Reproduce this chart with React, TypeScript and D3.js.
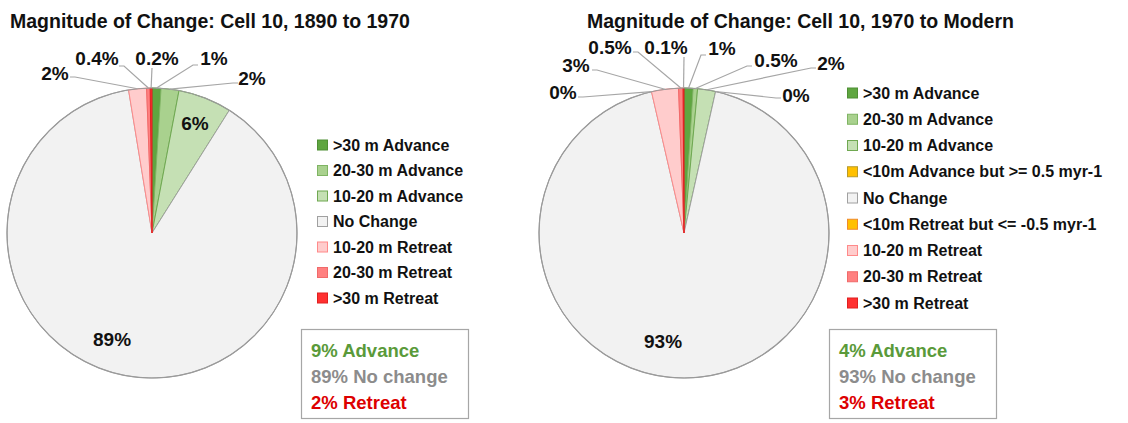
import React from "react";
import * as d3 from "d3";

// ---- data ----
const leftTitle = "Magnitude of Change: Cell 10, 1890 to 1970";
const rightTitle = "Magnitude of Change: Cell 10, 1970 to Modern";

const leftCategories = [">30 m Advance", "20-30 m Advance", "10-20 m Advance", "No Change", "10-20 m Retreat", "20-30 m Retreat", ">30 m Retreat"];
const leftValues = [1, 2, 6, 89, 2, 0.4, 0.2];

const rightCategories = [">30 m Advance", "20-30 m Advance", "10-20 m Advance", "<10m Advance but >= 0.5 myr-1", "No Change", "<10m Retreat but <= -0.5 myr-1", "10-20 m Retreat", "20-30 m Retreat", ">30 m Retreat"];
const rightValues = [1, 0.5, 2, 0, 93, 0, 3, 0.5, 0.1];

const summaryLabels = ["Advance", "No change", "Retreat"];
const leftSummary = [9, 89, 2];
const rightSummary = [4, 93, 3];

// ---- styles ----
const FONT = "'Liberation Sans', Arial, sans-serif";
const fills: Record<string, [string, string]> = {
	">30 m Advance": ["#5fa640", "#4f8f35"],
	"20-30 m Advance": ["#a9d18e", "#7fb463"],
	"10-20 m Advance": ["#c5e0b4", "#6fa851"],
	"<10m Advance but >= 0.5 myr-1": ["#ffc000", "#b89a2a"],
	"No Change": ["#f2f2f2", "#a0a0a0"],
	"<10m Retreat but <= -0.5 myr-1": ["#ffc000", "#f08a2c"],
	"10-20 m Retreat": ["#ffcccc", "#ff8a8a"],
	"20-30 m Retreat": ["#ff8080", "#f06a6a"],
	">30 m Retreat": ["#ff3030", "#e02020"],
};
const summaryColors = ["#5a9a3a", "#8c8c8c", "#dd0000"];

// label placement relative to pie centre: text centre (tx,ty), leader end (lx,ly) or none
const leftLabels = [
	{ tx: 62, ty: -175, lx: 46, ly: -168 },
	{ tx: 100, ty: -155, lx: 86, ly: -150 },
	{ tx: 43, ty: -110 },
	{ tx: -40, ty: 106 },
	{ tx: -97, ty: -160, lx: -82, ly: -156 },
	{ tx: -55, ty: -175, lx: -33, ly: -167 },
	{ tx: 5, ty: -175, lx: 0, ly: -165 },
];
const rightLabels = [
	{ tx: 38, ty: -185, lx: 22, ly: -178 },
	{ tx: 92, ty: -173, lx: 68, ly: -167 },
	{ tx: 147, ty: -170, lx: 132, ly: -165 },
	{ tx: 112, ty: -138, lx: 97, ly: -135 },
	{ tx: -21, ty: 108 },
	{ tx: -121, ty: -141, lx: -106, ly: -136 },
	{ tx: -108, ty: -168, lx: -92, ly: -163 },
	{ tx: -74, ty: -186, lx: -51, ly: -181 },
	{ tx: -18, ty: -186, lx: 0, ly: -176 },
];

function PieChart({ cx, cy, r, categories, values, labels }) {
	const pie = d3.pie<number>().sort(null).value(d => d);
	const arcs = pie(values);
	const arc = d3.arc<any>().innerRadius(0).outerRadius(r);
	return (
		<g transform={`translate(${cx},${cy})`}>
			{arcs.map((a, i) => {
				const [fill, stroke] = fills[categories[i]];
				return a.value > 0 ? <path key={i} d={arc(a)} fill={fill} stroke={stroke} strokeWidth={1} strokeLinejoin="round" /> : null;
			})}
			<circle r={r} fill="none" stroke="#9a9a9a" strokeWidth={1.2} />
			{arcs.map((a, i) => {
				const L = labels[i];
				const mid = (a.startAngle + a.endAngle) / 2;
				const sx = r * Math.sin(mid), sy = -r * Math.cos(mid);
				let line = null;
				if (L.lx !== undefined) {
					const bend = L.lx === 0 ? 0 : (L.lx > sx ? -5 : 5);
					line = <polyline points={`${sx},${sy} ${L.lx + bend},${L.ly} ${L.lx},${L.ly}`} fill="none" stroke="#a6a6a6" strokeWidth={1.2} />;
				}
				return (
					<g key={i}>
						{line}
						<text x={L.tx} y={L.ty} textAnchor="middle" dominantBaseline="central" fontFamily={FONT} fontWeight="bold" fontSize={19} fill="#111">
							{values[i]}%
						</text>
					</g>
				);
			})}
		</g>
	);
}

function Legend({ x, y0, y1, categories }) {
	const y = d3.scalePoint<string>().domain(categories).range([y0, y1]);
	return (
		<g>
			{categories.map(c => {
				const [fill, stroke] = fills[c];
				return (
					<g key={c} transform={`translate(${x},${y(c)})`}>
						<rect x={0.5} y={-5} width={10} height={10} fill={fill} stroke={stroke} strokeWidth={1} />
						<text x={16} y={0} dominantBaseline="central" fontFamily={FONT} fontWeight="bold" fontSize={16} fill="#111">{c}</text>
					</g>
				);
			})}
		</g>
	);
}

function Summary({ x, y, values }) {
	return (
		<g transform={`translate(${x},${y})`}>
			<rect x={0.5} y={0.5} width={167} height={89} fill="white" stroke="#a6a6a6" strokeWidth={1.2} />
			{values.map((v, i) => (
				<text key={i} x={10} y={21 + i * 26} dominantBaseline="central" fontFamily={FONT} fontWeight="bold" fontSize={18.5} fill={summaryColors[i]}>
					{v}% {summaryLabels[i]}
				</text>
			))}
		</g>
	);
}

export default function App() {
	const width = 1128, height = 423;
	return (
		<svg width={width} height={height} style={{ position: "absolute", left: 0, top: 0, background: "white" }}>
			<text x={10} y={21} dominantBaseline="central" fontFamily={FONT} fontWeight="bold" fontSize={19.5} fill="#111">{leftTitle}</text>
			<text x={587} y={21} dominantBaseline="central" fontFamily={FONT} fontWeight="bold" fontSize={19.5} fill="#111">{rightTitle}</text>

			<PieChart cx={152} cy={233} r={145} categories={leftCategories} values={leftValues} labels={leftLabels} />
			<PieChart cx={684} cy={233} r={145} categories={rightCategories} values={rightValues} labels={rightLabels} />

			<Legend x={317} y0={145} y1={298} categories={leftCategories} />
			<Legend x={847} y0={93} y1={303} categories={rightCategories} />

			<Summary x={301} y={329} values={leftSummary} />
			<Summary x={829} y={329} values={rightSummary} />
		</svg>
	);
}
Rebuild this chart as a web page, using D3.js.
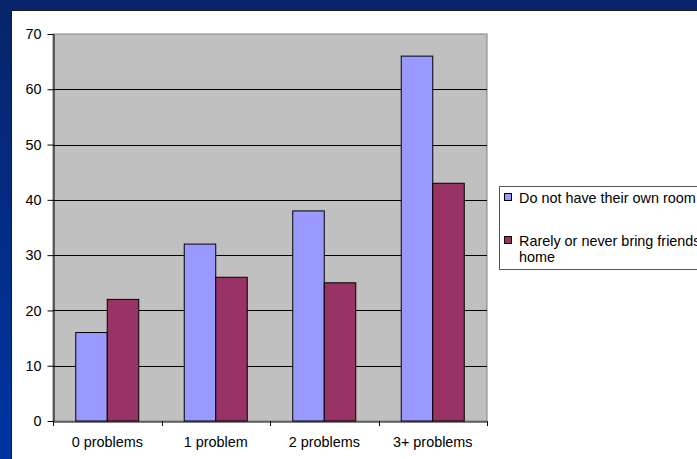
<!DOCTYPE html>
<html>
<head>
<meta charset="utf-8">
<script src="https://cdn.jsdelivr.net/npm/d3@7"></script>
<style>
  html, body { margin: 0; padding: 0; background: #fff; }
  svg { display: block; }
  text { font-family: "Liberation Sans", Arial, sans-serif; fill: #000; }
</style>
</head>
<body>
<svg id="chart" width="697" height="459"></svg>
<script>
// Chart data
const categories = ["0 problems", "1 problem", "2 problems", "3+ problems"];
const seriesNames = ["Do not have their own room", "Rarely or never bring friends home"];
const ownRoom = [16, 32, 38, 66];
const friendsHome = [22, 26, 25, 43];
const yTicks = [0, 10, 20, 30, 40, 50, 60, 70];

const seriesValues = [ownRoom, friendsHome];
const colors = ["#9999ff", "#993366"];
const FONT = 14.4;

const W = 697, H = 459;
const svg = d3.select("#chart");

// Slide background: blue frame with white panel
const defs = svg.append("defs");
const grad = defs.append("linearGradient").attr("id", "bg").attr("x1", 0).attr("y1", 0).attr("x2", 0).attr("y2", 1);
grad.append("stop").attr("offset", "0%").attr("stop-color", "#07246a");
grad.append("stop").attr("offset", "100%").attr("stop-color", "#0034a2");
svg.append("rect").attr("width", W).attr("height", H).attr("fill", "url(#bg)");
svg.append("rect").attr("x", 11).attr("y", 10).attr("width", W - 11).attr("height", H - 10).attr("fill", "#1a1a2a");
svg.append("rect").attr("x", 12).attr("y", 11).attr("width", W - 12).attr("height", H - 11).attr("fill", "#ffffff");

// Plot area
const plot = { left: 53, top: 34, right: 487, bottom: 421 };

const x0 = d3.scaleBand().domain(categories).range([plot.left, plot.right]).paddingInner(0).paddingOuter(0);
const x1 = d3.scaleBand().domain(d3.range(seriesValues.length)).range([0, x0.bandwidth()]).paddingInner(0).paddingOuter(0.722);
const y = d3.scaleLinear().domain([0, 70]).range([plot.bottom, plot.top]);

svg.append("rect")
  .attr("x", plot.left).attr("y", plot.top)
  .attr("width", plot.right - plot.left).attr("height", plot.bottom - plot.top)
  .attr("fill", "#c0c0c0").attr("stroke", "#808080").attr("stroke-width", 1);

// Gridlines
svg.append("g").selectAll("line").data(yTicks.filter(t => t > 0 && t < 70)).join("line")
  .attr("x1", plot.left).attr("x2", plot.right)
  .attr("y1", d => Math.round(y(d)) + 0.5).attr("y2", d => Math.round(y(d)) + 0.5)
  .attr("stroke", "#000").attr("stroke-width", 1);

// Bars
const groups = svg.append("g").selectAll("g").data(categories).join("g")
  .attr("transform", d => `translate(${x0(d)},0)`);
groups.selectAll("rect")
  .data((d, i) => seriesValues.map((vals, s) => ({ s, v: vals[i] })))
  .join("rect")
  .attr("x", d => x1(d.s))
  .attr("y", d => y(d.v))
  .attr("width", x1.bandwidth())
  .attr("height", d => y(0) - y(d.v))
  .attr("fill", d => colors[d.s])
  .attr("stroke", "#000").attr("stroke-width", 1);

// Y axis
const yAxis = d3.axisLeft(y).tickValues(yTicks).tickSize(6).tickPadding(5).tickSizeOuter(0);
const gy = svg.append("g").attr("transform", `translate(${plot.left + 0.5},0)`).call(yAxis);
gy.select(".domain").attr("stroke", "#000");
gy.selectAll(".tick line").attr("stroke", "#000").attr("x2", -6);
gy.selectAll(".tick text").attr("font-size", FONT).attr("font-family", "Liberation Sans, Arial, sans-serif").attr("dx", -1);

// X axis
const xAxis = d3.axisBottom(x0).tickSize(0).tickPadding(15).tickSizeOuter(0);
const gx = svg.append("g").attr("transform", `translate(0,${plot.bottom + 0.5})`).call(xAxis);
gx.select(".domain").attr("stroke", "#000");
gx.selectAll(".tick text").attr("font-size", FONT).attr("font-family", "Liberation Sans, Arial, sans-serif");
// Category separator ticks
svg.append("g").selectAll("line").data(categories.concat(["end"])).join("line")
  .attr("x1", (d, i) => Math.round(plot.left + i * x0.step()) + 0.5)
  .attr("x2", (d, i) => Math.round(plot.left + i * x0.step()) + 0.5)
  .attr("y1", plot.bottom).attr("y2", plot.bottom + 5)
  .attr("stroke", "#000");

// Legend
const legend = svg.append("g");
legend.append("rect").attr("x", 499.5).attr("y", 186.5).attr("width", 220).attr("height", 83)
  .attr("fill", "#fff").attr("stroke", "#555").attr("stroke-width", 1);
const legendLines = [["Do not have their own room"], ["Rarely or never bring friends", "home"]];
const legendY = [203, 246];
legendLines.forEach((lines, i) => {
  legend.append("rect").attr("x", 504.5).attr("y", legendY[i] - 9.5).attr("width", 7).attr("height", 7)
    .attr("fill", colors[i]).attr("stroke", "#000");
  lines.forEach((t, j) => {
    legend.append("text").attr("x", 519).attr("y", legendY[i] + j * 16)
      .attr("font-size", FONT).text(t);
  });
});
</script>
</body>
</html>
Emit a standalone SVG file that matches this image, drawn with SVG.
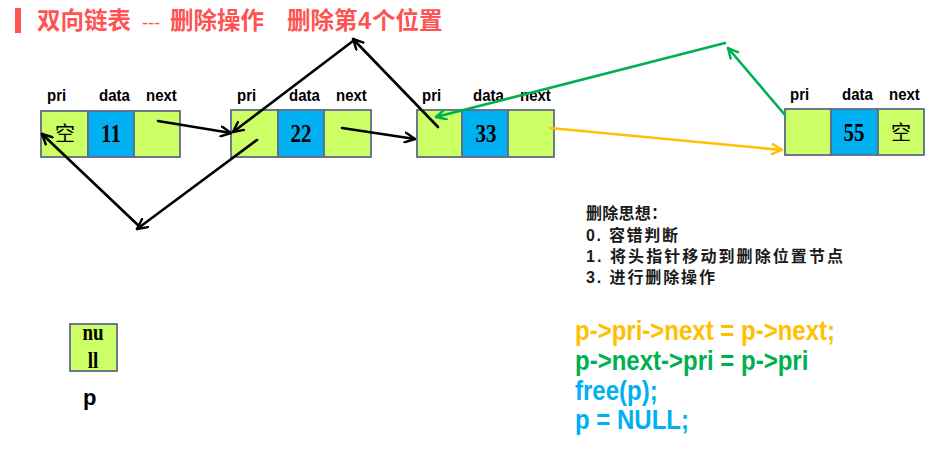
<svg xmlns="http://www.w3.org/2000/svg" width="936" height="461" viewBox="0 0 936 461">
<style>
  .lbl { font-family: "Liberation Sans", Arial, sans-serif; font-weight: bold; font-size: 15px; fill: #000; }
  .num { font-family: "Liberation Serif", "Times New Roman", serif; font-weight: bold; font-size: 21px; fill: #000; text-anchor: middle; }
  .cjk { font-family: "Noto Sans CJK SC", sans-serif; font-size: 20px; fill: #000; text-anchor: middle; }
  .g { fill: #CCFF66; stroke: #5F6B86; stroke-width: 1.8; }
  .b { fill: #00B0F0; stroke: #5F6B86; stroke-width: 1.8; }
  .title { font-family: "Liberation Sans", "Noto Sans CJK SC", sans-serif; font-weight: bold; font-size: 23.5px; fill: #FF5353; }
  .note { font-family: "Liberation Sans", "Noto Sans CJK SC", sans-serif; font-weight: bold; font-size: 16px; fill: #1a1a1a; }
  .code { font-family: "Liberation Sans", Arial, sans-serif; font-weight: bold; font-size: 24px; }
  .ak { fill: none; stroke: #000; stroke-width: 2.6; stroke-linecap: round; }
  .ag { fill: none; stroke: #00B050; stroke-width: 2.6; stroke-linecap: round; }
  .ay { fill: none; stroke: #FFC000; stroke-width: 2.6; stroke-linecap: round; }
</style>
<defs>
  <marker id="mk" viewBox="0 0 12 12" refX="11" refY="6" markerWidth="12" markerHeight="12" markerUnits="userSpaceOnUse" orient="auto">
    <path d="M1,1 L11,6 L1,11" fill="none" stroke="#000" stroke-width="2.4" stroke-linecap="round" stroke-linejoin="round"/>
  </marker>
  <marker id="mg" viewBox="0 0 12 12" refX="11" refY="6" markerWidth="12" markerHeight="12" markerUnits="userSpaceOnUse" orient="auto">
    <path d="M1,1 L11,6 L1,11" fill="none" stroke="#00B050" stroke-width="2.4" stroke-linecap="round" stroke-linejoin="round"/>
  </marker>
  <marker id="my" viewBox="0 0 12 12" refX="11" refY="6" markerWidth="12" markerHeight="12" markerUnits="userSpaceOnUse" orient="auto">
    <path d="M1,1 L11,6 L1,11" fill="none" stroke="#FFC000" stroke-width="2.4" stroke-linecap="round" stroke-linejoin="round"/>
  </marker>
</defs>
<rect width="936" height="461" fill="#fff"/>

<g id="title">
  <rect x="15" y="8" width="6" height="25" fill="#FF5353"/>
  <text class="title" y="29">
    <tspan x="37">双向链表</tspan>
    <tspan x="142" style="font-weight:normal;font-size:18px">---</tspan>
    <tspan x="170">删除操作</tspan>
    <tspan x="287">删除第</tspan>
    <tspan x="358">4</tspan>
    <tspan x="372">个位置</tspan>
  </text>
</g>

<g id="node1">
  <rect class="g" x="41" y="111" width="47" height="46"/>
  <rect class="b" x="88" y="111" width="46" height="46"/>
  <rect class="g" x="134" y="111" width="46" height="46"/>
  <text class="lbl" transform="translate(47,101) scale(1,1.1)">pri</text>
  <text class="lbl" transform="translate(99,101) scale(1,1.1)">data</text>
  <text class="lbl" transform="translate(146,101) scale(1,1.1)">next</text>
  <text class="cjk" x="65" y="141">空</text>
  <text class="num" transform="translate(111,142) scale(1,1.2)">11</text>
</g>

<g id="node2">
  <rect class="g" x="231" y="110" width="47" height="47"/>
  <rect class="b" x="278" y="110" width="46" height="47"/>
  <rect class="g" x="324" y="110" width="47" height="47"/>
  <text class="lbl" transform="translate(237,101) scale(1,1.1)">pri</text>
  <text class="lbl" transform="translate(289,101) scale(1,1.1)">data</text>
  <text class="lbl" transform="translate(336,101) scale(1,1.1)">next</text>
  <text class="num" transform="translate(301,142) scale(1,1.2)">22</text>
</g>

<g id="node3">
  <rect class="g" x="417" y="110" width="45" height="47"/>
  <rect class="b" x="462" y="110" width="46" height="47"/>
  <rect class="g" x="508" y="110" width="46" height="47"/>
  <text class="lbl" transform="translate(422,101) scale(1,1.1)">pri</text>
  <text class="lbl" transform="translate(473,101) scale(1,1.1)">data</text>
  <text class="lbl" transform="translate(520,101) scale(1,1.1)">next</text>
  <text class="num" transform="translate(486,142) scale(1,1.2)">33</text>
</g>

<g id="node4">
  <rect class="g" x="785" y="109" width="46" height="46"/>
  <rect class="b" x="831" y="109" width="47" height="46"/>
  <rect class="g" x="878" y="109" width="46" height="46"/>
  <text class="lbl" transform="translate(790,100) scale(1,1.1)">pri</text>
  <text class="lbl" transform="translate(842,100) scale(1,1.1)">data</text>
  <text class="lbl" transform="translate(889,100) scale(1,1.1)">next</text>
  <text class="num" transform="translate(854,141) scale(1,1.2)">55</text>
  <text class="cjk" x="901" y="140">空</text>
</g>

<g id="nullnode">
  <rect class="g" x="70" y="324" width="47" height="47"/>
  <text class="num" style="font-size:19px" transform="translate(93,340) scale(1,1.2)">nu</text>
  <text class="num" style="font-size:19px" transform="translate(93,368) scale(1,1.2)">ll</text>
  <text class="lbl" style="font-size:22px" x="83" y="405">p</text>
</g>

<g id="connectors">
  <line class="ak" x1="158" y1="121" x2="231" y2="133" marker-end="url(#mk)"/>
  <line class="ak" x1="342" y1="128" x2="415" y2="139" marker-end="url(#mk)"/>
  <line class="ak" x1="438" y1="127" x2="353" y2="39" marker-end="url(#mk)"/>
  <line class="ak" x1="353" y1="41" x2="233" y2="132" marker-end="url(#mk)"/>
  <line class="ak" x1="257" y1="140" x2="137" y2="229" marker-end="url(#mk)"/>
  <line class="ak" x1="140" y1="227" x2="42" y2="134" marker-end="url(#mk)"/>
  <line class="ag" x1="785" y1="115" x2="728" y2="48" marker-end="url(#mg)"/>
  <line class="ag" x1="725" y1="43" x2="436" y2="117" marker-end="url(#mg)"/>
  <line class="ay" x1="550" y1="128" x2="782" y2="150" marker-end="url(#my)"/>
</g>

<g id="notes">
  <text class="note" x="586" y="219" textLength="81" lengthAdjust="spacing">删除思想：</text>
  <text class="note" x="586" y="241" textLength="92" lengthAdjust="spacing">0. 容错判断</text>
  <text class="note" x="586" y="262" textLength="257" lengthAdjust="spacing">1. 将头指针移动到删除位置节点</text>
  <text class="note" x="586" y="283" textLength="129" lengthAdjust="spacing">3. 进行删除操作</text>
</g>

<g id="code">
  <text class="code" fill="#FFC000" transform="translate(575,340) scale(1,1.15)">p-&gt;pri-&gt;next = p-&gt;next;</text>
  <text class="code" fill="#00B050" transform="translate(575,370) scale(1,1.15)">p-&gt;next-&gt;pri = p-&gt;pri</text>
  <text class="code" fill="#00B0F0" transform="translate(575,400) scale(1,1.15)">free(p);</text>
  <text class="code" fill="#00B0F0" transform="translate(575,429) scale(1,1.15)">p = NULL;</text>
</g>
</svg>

▶ _Directions_
Repeat the lines above, starting at the first and stopping after the line that holds "Cell 10, 1970", with the pictures left out.

▶ _Answer to the task_
Reproduce this chart with React, TypeScript and D3.js.
import React from "react";
import * as d3 from "d3";

// ---- data ----
const leftTitle = "Magnitude of Change: Cell 10, 1890 to 1970";
const rightTitle = "Magnitude of Change: Cell 10, 1970 to Modern";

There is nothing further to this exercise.